| Goal of the exercise |
Your task is to output the listing word for word, with pictures excluded.

| Data extract |
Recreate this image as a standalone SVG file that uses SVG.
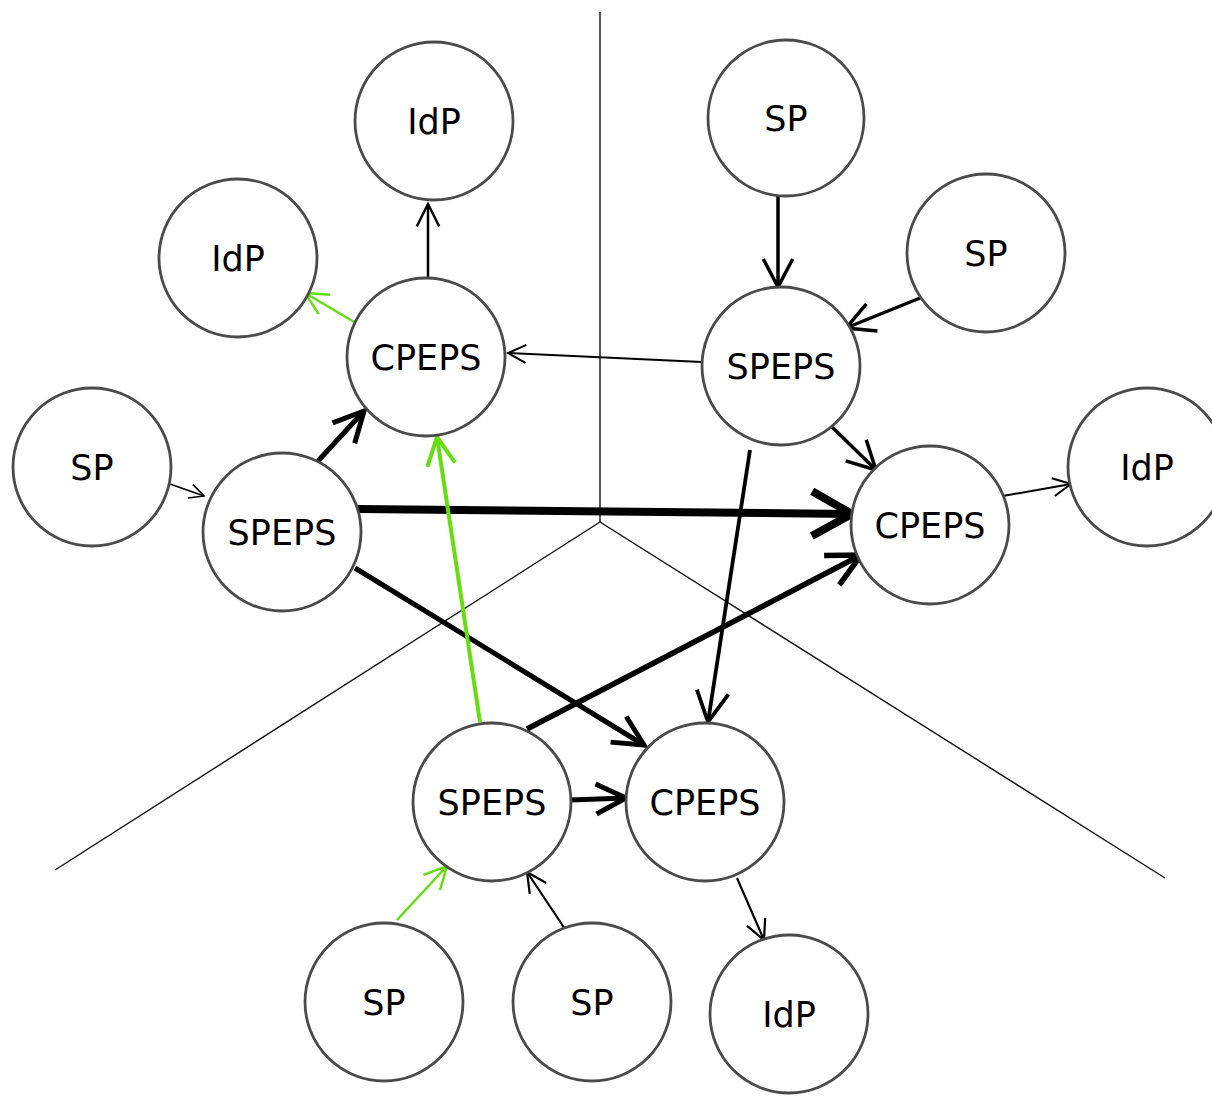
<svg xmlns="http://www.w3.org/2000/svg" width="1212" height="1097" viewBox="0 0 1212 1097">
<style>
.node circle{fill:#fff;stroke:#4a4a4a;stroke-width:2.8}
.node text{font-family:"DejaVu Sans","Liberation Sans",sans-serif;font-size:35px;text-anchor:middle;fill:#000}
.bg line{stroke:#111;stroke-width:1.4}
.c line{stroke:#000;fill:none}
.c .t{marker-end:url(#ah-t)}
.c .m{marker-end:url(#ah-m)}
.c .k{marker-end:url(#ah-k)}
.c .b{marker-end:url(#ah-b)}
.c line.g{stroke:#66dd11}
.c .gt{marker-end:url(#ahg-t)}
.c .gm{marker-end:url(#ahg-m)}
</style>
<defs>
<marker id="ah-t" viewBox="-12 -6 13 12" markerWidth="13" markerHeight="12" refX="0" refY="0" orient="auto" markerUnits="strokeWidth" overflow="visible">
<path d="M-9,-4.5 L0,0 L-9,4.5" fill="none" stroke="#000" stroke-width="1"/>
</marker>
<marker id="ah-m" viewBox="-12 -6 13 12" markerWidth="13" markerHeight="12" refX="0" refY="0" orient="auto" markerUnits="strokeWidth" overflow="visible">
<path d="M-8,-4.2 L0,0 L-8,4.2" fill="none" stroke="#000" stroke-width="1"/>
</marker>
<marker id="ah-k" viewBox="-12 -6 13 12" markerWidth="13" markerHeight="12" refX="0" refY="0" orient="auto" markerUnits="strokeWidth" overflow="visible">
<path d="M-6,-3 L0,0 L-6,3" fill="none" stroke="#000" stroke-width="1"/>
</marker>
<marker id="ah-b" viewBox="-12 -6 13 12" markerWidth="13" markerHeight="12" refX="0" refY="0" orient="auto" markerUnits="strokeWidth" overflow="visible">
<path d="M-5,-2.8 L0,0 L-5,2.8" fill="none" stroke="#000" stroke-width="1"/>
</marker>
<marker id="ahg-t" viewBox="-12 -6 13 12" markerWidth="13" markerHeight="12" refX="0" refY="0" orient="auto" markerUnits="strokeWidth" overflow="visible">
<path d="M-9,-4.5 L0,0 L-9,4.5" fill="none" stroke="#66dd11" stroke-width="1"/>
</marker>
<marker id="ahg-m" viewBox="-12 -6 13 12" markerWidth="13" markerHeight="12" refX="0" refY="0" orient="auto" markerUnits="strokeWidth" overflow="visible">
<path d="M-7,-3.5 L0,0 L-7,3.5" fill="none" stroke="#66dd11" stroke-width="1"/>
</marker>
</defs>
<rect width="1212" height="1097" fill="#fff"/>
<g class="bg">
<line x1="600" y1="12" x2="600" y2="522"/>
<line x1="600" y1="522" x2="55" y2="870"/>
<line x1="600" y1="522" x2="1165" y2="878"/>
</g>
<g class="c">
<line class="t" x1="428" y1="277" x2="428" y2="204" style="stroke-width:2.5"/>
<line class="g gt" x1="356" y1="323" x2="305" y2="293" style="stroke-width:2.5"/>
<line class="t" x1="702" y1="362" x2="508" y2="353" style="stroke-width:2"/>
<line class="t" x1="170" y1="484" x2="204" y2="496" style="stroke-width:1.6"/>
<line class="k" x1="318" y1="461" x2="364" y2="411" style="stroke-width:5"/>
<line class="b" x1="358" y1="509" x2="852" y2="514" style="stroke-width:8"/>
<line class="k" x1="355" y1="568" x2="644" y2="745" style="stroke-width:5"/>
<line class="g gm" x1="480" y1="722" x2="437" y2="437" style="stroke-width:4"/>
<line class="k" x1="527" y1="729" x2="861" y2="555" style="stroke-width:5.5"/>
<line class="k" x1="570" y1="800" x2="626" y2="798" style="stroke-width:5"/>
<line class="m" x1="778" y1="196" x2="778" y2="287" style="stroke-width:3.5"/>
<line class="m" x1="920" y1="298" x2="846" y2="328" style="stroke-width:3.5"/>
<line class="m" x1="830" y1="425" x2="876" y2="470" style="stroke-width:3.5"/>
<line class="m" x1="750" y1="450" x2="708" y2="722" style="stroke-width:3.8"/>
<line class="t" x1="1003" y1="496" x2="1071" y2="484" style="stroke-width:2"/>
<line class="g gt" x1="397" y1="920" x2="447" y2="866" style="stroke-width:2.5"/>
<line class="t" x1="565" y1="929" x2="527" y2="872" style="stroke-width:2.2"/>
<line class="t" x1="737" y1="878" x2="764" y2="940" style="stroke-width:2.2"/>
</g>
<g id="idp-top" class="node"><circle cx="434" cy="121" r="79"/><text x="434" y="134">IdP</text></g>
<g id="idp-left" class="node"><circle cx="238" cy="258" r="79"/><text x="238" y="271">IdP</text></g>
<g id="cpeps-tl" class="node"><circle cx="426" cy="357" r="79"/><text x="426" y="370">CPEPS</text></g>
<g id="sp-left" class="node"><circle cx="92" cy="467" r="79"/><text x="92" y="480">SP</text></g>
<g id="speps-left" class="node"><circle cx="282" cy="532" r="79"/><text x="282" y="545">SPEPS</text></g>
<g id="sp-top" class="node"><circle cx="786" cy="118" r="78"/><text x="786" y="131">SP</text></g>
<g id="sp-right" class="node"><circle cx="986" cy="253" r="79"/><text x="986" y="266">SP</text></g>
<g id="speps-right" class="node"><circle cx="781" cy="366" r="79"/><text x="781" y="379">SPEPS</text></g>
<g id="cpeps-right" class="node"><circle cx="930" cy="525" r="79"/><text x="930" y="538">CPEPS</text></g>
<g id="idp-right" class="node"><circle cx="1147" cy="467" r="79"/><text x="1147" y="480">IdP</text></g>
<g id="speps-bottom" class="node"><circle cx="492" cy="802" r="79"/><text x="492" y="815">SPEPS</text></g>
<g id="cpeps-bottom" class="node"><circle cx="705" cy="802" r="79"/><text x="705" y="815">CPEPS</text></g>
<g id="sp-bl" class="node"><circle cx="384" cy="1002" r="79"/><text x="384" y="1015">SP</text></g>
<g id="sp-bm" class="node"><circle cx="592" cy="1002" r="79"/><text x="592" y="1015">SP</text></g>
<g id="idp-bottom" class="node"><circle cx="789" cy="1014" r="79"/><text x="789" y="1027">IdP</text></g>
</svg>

| Exercise result |
Recreate this image as a standalone SVG file that uses SVG.
<svg xmlns="http://www.w3.org/2000/svg" width="1212" height="1097" viewBox="0 0 1212 1097">
<style>
.node circle{fill:#fff;stroke:#4a4a4a;stroke-width:2.8}
.node text{font-family:"DejaVu Sans","Liberation Sans",sans-serif;font-size:35px;text-anchor:middle;fill:#000}
.bg line{stroke:#111;stroke-width:1.4}
.c line{stroke:#000;fill:none}
.c .t{marker-end:url(#ah-t)}
.c .m{marker-end:url(#ah-m)}
.c .k{marker-end:url(#ah-k)}
.c .b{marker-end:url(#ah-b)}
.c line.g{stroke:#66dd11}
.c .gt{marker-end:url(#ahg-t)}
.c .gm{marker-end:url(#ahg-m)}
</style>
<defs>
<marker id="ah-t" viewBox="-12 -6 13 12" markerWidth="13" markerHeight="12" refX="0" refY="0" orient="auto" markerUnits="strokeWidth" overflow="visible">
<path d="M-9,-4.5 L0,0 L-9,4.5" fill="none" stroke="#000" stroke-width="1"/>
</marker>
<marker id="ah-m" viewBox="-12 -6 13 12" markerWidth="13" markerHeight="12" refX="0" refY="0" orient="auto" markerUnits="strokeWidth" overflow="visible">
<path d="M-8,-4.2 L0,0 L-8,4.2" fill="none" stroke="#000" stroke-width="1"/>
</marker>
<marker id="ah-k" viewBox="-12 -6 13 12" markerWidth="13" markerHeight="12" refX="0" refY="0" orient="auto" markerUnits="strokeWidth" overflow="visible">
<path d="M-6,-3 L0,0 L-6,3" fill="none" stroke="#000" stroke-width="1"/>
</marker>
<marker id="ah-b" viewBox="-12 -6 13 12" markerWidth="13" markerHeight="12" refX="0" refY="0" orient="auto" markerUnits="strokeWidth" overflow="visible">
<path d="M-5,-2.8 L0,0 L-5,2.8" fill="none" stroke="#000" stroke-width="1"/>
</marker>
<marker id="ahg-t" viewBox="-12 -6 13 12" markerWidth="13" markerHeight="12" refX="0" refY="0" orient="auto" markerUnits="strokeWidth" overflow="visible">
<path d="M-9,-4.5 L0,0 L-9,4.5" fill="none" stroke="#66dd11" stroke-width="1"/>
</marker>
<marker id="ahg-m" viewBox="-12 -6 13 12" markerWidth="13" markerHeight="12" refX="0" refY="0" orient="auto" markerUnits="strokeWidth" overflow="visible">
<path d="M-7,-3.5 L0,0 L-7,3.5" fill="none" stroke="#66dd11" stroke-width="1"/>
</marker>
</defs>
<rect width="1212" height="1097" fill="#fff"/>
<g class="bg">
<line x1="600" y1="12" x2="600" y2="522"/>
<line x1="600" y1="522" x2="55" y2="870"/>
<line x1="600" y1="522" x2="1165" y2="878"/>
</g>
<g class="c">
<line class="t" x1="428" y1="277" x2="428" y2="204" style="stroke-width:2.5"/>
<line class="g gt" x1="356" y1="323" x2="305" y2="293" style="stroke-width:2.5"/>
<line class="t" x1="702" y1="362" x2="508" y2="353" style="stroke-width:2"/>
<line class="t" x1="170" y1="484" x2="204" y2="496" style="stroke-width:1.6"/>
<line class="k" x1="318" y1="461" x2="364" y2="411" style="stroke-width:5"/>
<line class="b" x1="358" y1="509" x2="852" y2="514" style="stroke-width:8"/>
<line class="k" x1="355" y1="568" x2="644" y2="745" style="stroke-width:5"/>
<line class="g gm" x1="480" y1="722" x2="437" y2="437" style="stroke-width:4"/>
<line class="k" x1="527" y1="729" x2="861" y2="555" style="stroke-width:5.5"/>
<line class="k" x1="570" y1="800" x2="626" y2="798" style="stroke-width:5"/>
<line class="m" x1="778" y1="196" x2="778" y2="287" style="stroke-width:3.5"/>
<line class="m" x1="920" y1="298" x2="846" y2="328" style="stroke-width:3.5"/>
<line class="m" x1="830" y1="425" x2="876" y2="470" style="stroke-width:3.5"/>
<line class="m" x1="750" y1="450" x2="708" y2="722" style="stroke-width:3.8"/>
<line class="t" x1="1003" y1="496" x2="1071" y2="484" style="stroke-width:2"/>
<line class="g gt" x1="397" y1="920" x2="447" y2="866" style="stroke-width:2.5"/>
<line class="t" x1="565" y1="929" x2="527" y2="872" style="stroke-width:2.2"/>
<line class="t" x1="737" y1="878" x2="764" y2="940" style="stroke-width:2.2"/>
</g>
<g id="idp-top" class="node"><circle cx="434" cy="121" r="79"/><text x="434" y="134">IdP</text></g>
<g id="idp-left" class="node"><circle cx="238" cy="258" r="79"/><text x="238" y="271">IdP</text></g>
<g id="cpeps-tl" class="node"><circle cx="426" cy="357" r="79"/><text x="426" y="370">CPEPS</text></g>
<g id="sp-left" class="node"><circle cx="92" cy="467" r="79"/><text x="92" y="480">SP</text></g>
<g id="speps-left" class="node"><circle cx="282" cy="532" r="79"/><text x="282" y="545">SPEPS</text></g>
<g id="sp-top" class="node"><circle cx="786" cy="118" r="78"/><text x="786" y="131">SP</text></g>
<g id="sp-right" class="node"><circle cx="986" cy="253" r="79"/><text x="986" y="266">SP</text></g>
<g id="speps-right" class="node"><circle cx="781" cy="366" r="79"/><text x="781" y="379">SPEPS</text></g>
<g id="cpeps-right" class="node"><circle cx="930" cy="525" r="79"/><text x="930" y="538">CPEPS</text></g>
<g id="idp-right" class="node"><circle cx="1147" cy="467" r="79"/><text x="1147" y="480">IdP</text></g>
<g id="speps-bottom" class="node"><circle cx="492" cy="802" r="79"/><text x="492" y="815">SPEPS</text></g>
<g id="cpeps-bottom" class="node"><circle cx="705" cy="802" r="79"/><text x="705" y="815">CPEPS</text></g>
<g id="sp-bl" class="node"><circle cx="384" cy="1002" r="79"/><text x="384" y="1015">SP</text></g>
<g id="sp-bm" class="node"><circle cx="592" cy="1002" r="79"/><text x="592" y="1015">SP</text></g>
<g id="idp-bottom" class="node"><circle cx="789" cy="1014" r="79"/><text x="789" y="1027">IdP</text></g>
</svg>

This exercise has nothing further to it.